The paper finds that these divergences are driven less by competing objectives than by the actors, constraints, and policy goals that shape each framework. ELIS and ESSR are typically consumer-oriented instruments developed by governments, private actors, and civil society to signal environmental performance across a wide range of sectors, including agriculture, electronics, textiles, transport, and energy. They rely heavily on certifications, life-cycle assessments, and periodic reviews to reflect technological progress. Trade agreements, by contrast, are negotiated to facilitate market access and often prioritise industrial products in which countries hold comparative advantages, such as renewable energy technologies.

Technical constraints further reinforce these differences. Trade negotiators must operate within the Harmonized System (HS), which classifies goods based on physical characteristics rather than production methods. This limits the incorporation of non-product-related processes and production methods (npr-PPMs)—such as carbon footprint—despite their growing relevance for sustainability policy, as such attributes are difficult to verify at the border and may create legal uncertainty.

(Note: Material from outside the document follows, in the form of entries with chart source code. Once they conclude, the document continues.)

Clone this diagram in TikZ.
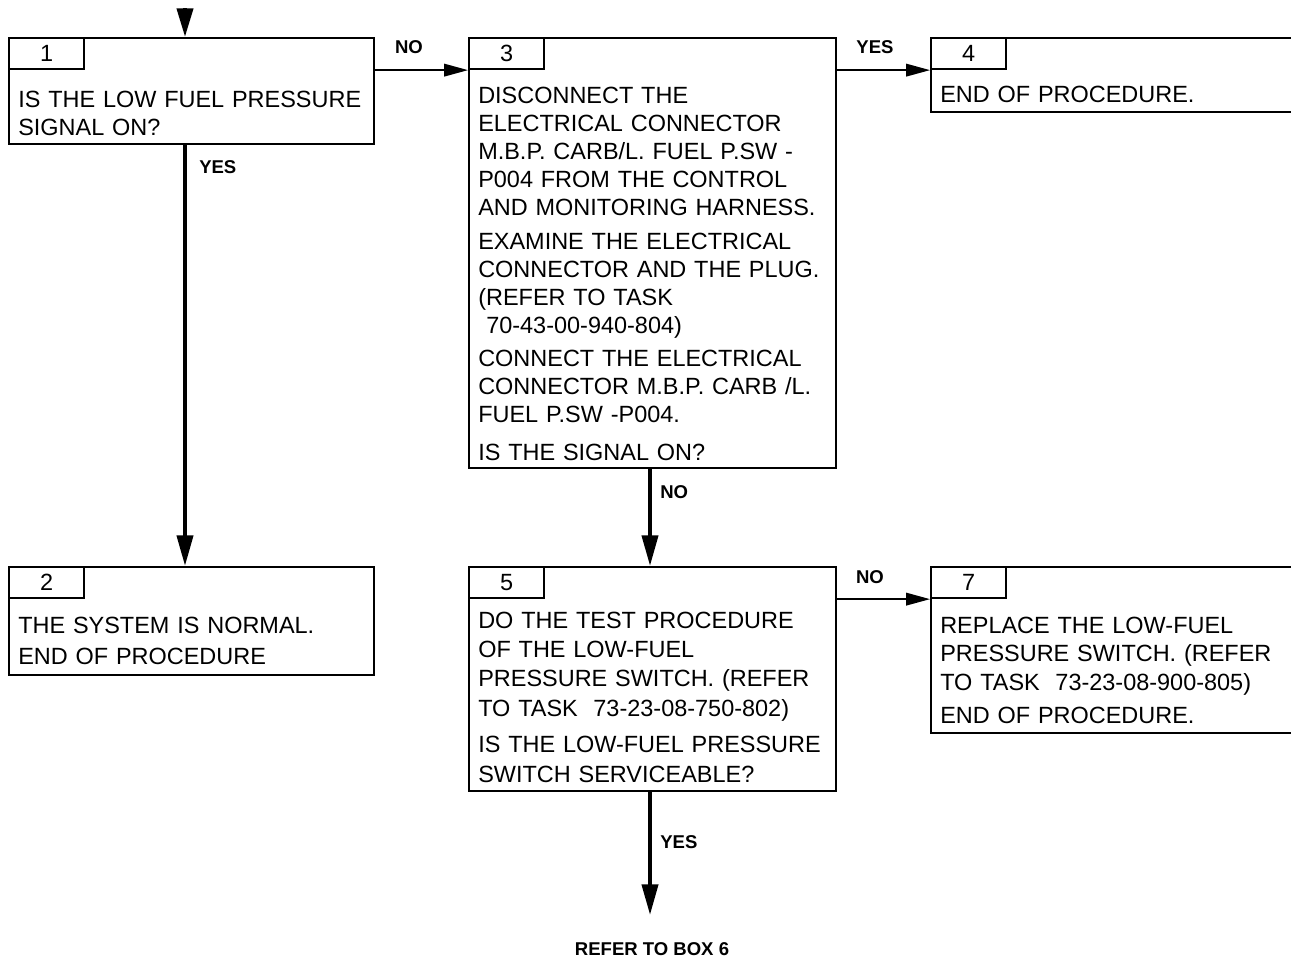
\documentclass[tikz,border=0pt]{standalone}
\usepackage{fontspec}
\setmainfont{Liberation Sans}
\usetikzlibrary{arrows.meta,positioning}

\newcommand{\bodyfont}{\fontsize{17.6pt}{21.4pt}\selectfont}
\newcommand{\lblfont}{\fontsize{13.9pt}{15pt}\selectfont\bfseries}

\begin{document}
\begin{tikzpicture}[
  x=0.75pt, y=-0.75pt,
  stepbox/.style 2 args={draw, line width=1.6pt, anchor=north west, inner sep=0pt,
    minimum width=#1*0.75pt, minimum height=#2*0.75pt},
  tab/.style={draw, line width=1.6pt, anchor=north west, inner sep=0pt,
    minimum width=75*0.75pt, minimum height=31*0.75pt, font=\bodyfont},
  txt/.style={anchor=base west, inner sep=0pt, align=left, text width=280pt, font=\bodyfont},
  lbl/.style={inner sep=0pt, font=\lblfont},
  flow/.style={-{Triangle[length=23pt, width=12pt]}, line width=3pt},
  branch/.style={-{Triangle[length=18pt, width=9.5pt]}, line width=1.2pt}
]
\clip (0,0) rectangle (1291,960);

% boxes
\node[stepbox={365}{106}] (b1) at (8,37) {};
\node[tab] (t1) at (b1.north west) {1};
\node[txt] (x1) at (18,107) {IS THE LOW FUEL PRESSURE\\SIGNAL ON?};

\node[stepbox={365}{108}] (b2) at (8,566) {};
\node[tab] (t2) at (b2.north west) {2};
\node[txt] (x2) at (18,633) {THE SYSTEM IS NORMAL.\\[2.5pt]END OF PROCEDURE};

\node[stepbox={367}{430}] (b3) at (468,37) {};
\node[tab] (t3) at (b3.north west) {3};
\node[txt, font=\fontsize{17.6pt}{21pt}\selectfont] (x3) at (478,103) {DISCONNECT THE\\ELECTRICAL CONNECTOR\\M.B.P. CARB/L. FUEL P.SW -\\P004 FROM THE CONTROL\\AND MONITORING HARNESS.\\[4.5pt]EXAMINE THE ELECTRICAL\\CONNECTOR AND THE PLUG.\\(REFER TO TASK\\\hspace*{6pt}70-43-00-940-804)\\[3.75pt]CONNECT THE ELECTRICAL\\CONNECTOR M.B.P. CARB /L.\\FUEL P.SW -P004.\\[7.5pt]IS THE SIGNAL ON?};

\node[stepbox={420}{74}] (b4) at (930,37) {};
\node[tab] (t4) at (b4.north west) {4};
\node[txt] (x4) at (940,102) {END OF PROCEDURE.};

\node[stepbox={367}{224}] (b5) at (468,566) {};
\node[tab] (t5) at (b5.north west) {5};
\node[txt, font=\fontsize{17.6pt}{22.1pt}\selectfont] (x5) at (478,628) {DO THE TEST PROCEDURE\\OF THE LOW-FUEL\\PRESSURE SWITCH. (REFER\\TO TASK\ \ 73-23-08-750-802)\\[5pt]IS THE LOW-FUEL PRESSURE\\SWITCH SERVICEABLE?};

\node[stepbox={420}{166}] (b7) at (930,566) {};
\node[tab] (t7) at (b7.north west) {7};
\node[txt] (x7) at (940,633) {REPLACE THE LOW-FUEL\\PRESSURE SWITCH. (REFER\\TO TASK\ \ 73-23-08-900-805)\\[3.4pt]END OF PROCEDURE.};

% connectors
\coordinate (entry) at (185,8);
\coordinate (exit) at (650,915);
\draw[flow, -{Triangle[length=21.5pt, width=12pt]}] (entry) -- (entry |- b1.north);
\draw[flow] (b1.south -| entry) -- (b2.north -| entry);
\draw[flow] (b3.south -| exit) -- (b5.north -| exit);
\draw[flow] (b5.south -| exit) -- (exit);
\draw[branch] (b1.east |- t1.south) -- (b3.west |- t1.south);
\draw[branch] (b3.east |- t3.south) -- (b4.west |- t3.south);
\draw[branch] (b5.east |- t5.south) -- (b7.west |- t5.south);

% labels
\node[lbl, anchor=base] (no13) at (409,53) {NO};
\node[lbl, anchor=base] (yes34) at (875,53) {YES};
\node[lbl, anchor=base west] (yes12) at (199,173) {YES};
\node[lbl, anchor=base west] (no35) at (660,498) {NO};
\node[lbl, anchor=base] (no57) at (870,583) {NO};
\node[lbl, anchor=base west] (yes56) at (660,848) {YES};
\node[lbl, anchor=base] (refer) at (652,955) {REFER TO BOX 6};

\end{tikzpicture}
\end{document}
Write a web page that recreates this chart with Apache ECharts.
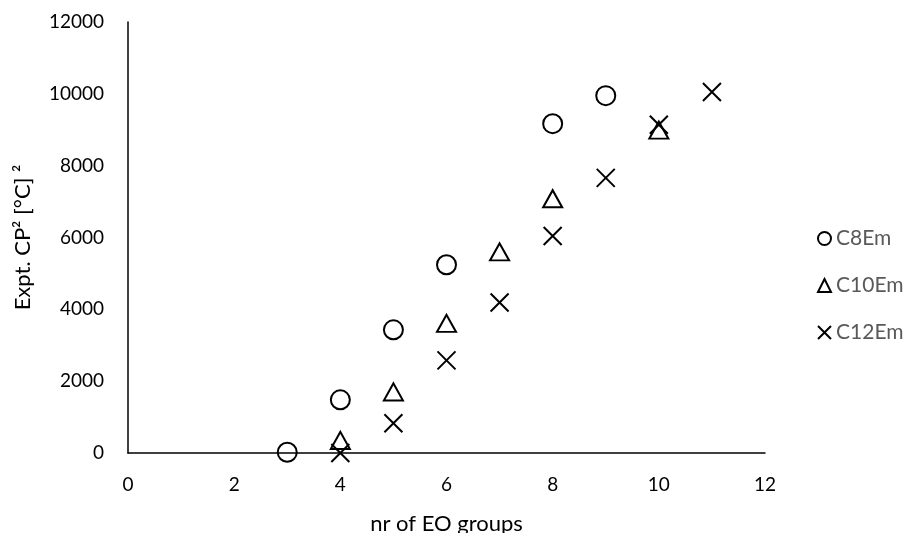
<!DOCTYPE html>
<html>
<head>
<meta charset="utf-8">
<script src="https://cdn.jsdelivr.net/npm/echarts@6/dist/echarts.min.js"></script>
<style>
  html, body { margin: 0; padding: 0; background: #fff; }
  #chart { width: 906px; height: 533px; }
</style>
</head>
<body>
<div id="chart"></div>
<script>
// Number of EO groups and squared cloud points for each surfactant family
const c8X = [3, 4, 5, 6, 8, 9];
const c8Y = [20, 1480, 3430, 5240, 9170, 9950];
const c10X = [4, 5, 6, 7, 8, 10];
const c10Y = [350, 1700, 3610, 5600, 7080, 8990];
const c12X = [4, 5, 6, 7, 8, 9, 10, 11];
const c12Y = [0, 830, 2580, 4190, 6040, 7660, 9140, 10050];

const seriesNames = ['C8Em', 'C10Em', 'C12Em'];
const xTicks = [0, 2, 4, 6, 8, 10, 12];
const yTicks = [0, 2000, 4000, 6000, 8000, 10000, 12000];

const FONT = 'Lato, "Open Sans", sans-serif';
const CROSS = 'path://M0,0L10,10M10,0L0,10';

const pairs = (xs, ys) => xs.map((x, i) => [x, ys[i]]);

const markerStyle = { color: 'rgba(0,0,0,0)', borderColor: '#000', borderWidth: 2, opacity: 1 };

const chart = echarts.init(document.getElementById('chart'), null, { renderer: 'canvas' });
chart.setOption({
  animation: false,
  backgroundColor: '#fff',
  grid: {
    left: 128, right: 141, top: 22, bottom: 80,
    containLabel: false, outerBoundsMode: 'none'
  },
  legend: {
    orient: 'vertical',
    left: 812,
    top: 223,
    itemGap: 26,
    itemWidth: 13,
    itemHeight: 13,
    itemStyle: { color: 'rgba(0,0,0,0)', borderColor: '#000', borderWidth: 2 },
    textStyle: { color: '#595959', fontSize: 21, fontFamily: FONT, padding: [0, 0, 0, 0] },
    data: [
      { name: seriesNames[0], icon: 'circle' },
      { name: seriesNames[1], icon: 'triangle' },
      { name: seriesNames[2], icon: CROSS }
    ]
  },
  xAxis: {
    type: 'value',
    min: xTicks[0],
    max: xTicks[xTicks.length - 1],
    interval: 2,
    name: 'nr of EO groups',
    nameLocation: 'middle',
    nameGap: 60,
    nameTextStyle: { color: '#000', fontSize: 22, fontFamily: FONT },
    axisLine: { lineStyle: { color: '#000', width: 1.5 } },
    axisTick: { show: false },
    splitLine: { show: false },
    axisLabel: { color: '#000', fontSize: 19, fontFamily: FONT, margin: 22 }
  },
  yAxis: {
    type: 'value',
    min: yTicks[0],
    max: yTicks[yTicks.length - 1],
    interval: 2000,
    name: 'Expt. CP\u00B2 [°C] \u00B2',
    nameLocation: 'middle',
    nameGap: 94,
    nameTextStyle: { color: '#000', fontSize: 22, fontFamily: FONT },
    axisLine: { show: true, lineStyle: { color: '#000', width: 1.5 } },
    axisTick: { show: false },
    splitLine: { show: false },
    axisLabel: {
      color: '#000', fontSize: 19, fontFamily: FONT, margin: 24,
      formatter: (v) => String(v)
    }
  },
  series: [
    {
      name: seriesNames[0], type: 'scatter', symbol: 'circle', symbolSize: 19,
      itemStyle: markerStyle, data: pairs(c8X, c8Y)
    },
    {
      name: seriesNames[1], type: 'scatter', symbol: 'triangle', symbolSize: [19, 17],
      itemStyle: markerStyle, data: pairs(c10X, c10Y)
    },
    {
      name: seriesNames[2], type: 'scatter', symbol: CROSS, symbolSize: 18,
      itemStyle: markerStyle, data: pairs(c12X, c12Y)
    }
  ]
});
</script>
</body>
</html>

The report identifies pathways to strengthen complementarities between the two policy domains. These include expanding environmental goods lists through more granular HS classifications (“ex-outs”), cautiously integrating npr-PPM-based criteria where feasible, and leveraging the technical experience embedded in ELIS and ESSR, particularly in certification, auditing, and standard-setting. Ultimately, deeper regulatory cooperation, mutual recognition of conformity assessments, and greater harmonisation of standards could enhance the mutual supportiveness of trade and environmental policies while limiting trade frictions.